◆ Data for this task ◆
-----
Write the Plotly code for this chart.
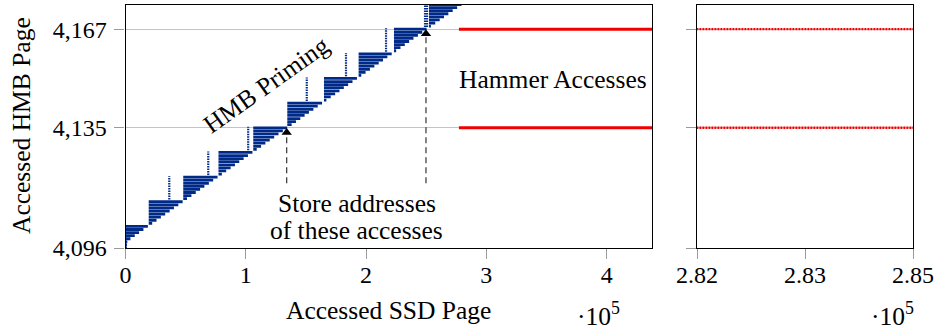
-----
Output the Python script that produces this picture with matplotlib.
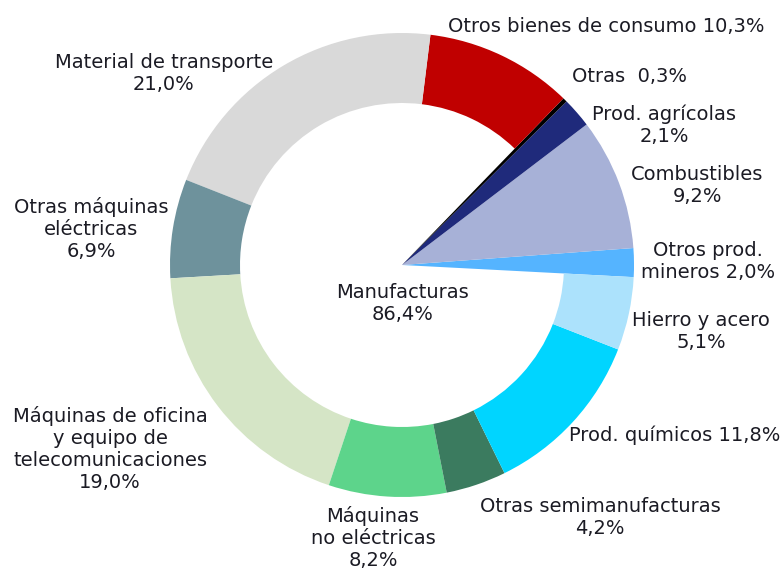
-----
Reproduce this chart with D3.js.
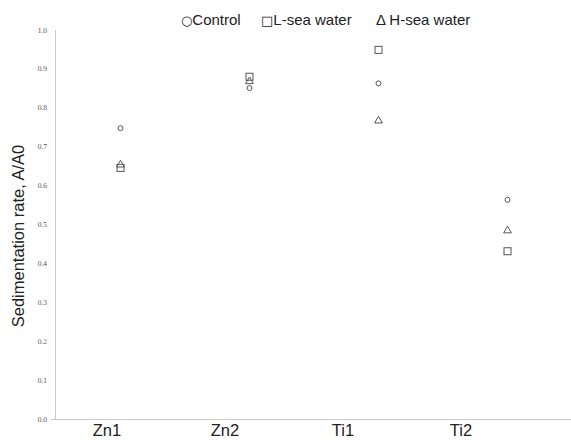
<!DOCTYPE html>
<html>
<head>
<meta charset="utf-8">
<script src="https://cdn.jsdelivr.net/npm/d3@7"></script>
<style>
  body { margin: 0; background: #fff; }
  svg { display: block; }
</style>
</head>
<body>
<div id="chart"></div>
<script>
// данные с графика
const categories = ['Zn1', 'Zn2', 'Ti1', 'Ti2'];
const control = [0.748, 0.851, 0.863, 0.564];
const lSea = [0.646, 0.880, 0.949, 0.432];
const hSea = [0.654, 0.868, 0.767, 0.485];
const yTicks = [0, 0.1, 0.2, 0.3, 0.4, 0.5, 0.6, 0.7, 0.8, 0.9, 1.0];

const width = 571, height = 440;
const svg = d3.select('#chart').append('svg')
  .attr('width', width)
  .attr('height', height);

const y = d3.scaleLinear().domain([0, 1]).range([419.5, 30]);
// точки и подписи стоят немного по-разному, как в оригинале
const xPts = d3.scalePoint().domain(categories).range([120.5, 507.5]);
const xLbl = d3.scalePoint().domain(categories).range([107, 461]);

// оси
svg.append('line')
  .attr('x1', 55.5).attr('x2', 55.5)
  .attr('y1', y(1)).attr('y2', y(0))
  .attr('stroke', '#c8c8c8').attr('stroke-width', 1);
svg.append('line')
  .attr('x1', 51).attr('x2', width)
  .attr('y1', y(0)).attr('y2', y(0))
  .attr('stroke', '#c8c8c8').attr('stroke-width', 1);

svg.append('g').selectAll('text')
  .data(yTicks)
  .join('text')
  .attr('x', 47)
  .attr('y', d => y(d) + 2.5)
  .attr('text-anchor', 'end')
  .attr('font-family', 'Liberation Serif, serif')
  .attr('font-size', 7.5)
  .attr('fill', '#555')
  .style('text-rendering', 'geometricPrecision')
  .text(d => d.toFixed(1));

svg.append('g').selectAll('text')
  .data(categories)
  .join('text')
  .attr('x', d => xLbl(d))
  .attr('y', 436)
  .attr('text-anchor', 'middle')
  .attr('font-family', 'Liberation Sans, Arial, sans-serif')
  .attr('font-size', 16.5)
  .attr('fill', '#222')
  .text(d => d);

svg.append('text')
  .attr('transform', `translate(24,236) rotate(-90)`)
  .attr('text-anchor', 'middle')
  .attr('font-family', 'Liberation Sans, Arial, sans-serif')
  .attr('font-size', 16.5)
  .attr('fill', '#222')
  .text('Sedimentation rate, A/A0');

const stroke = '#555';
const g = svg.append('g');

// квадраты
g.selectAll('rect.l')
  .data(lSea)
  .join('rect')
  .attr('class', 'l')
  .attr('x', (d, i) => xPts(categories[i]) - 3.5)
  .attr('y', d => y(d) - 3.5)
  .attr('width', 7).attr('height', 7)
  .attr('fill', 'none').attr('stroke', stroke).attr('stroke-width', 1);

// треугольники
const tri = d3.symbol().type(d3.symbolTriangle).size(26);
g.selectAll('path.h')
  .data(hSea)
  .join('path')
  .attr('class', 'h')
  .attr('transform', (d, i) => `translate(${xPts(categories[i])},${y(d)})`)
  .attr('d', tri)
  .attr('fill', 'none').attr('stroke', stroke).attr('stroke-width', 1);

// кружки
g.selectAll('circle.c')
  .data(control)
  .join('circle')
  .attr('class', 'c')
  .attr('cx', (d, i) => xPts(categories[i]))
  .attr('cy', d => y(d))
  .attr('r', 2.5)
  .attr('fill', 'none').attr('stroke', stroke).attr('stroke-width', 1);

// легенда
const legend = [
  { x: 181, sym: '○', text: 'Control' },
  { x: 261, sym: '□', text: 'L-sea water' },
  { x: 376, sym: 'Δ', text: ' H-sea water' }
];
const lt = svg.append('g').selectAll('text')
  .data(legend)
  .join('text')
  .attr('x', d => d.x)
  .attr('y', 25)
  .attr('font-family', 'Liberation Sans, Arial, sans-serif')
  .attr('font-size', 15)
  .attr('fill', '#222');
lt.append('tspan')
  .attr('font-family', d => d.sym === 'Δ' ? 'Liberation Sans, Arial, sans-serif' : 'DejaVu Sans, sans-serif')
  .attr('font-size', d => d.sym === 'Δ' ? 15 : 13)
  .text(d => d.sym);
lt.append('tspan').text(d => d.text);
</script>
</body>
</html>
-----
◆ Job ◆
Starting at the line containing "Reproduce this chart with D3.js." and stopping after the line containing "xLbl = d3.scalePoint().domain(categories).range([107, 461]);", give the lines again exactly and leave out every image.

◆ Finished task ◆
Reproduce this chart with D3.js.
<!DOCTYPE html>
<html>
<head>
<meta charset="utf-8">
<script src="https://cdn.jsdelivr.net/npm/d3@7"></script>
<style>
  body { margin: 0; background: #fff; }
  svg { display: block; }
</style>
</head>
<body>
<div id="chart"></div>
<script>
// данные с графика
const categories = ['Zn1', 'Zn2', 'Ti1', 'Ti2'];
const control = [0.748, 0.851, 0.863, 0.564];
const lSea = [0.646, 0.880, 0.949, 0.432];
const hSea = [0.654, 0.868, 0.767, 0.485];
const yTicks = [0, 0.1, 0.2, 0.3, 0.4, 0.5, 0.6, 0.7, 0.8, 0.9, 1.0];

const width = 571, height = 440;
const svg = d3.select('#chart').append('svg')
  .attr('width', width)
  .attr('height', height);

const y = d3.scaleLinear().domain([0, 1]).range([419.5, 30]);
// точки и подписи стоят немного по-разному, как в оригинале
const xPts = d3.scalePoint().domain(categories).range([120.5, 507.5]);
const xLbl = d3.scalePoint().domain(categories).range([107, 461]);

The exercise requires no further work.